Another of Altman’s daring experiments was in the area of sound recording, creatively blending several conversations at once to propel plot and character development. Altman used technician Jim Webb, who had learned his craft on music documentaries such as Mad Dogs and Englishmen (1971) and later worked with Altman on Thieves Like Us.

Webb hooked radio microphones to each of the major players in a scene and recorded their dialogue onto individual sound tracks via an eight-track system. Altman could then mix the sound to his exacting standards during the editing process. The disappointment was that, given this revolutionary process, Nashville didn’t get an Oscar nomination in the sound category.

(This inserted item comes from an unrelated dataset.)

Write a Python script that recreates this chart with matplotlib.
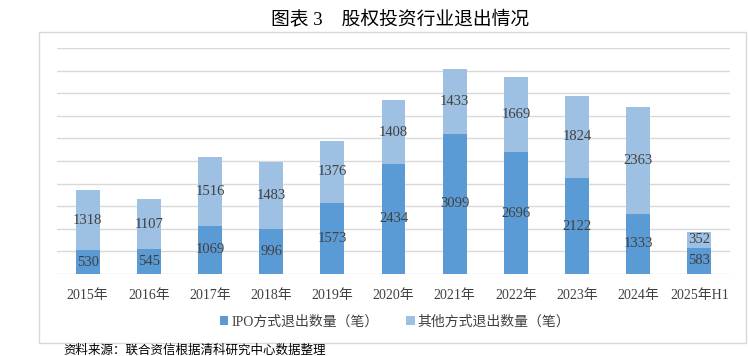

At the end of the two-month shoot, Altman had more than 200,000 feet of film, coming in at about 16 hours of footage. When it seemed that one movie wouldn’t be big enough for his vision, he briefly toyed the idea with creating two films, Nashville Red and Nashville Blue. This didn’t get beyond the planning stage, nor did a television mini-series utilising the extra footage. Decades later, a sequel to Nashville, reprising many of the major characters, was also stillborn.

As it was, the final cut of Nashville ran 2 hours and 40 minutes. Although the critics once again loved it (Pauline Kael of The New Yorker previewed a rough cut in a lengthy review that ran three months before the premiere, calling it “a radical, evolutionary leap” and “the ultimate Altman movie”), it made just $US7 million at the American box office (on a $US2.2 million budget). It wasn’t babka but it also wasn’t the return to financial form that had been predicted.

Altman would spend the next 15 years wandering the cinematic wastelands with ever-decreasing budgets and success until the career-replenishing double-whammy of The Player and Short Cuts in the early 90s.

Nashville, however, remains his great classic, a movie that repays every favour it asks of an audience and is as fresh and inventive as it appeared 35 years ago.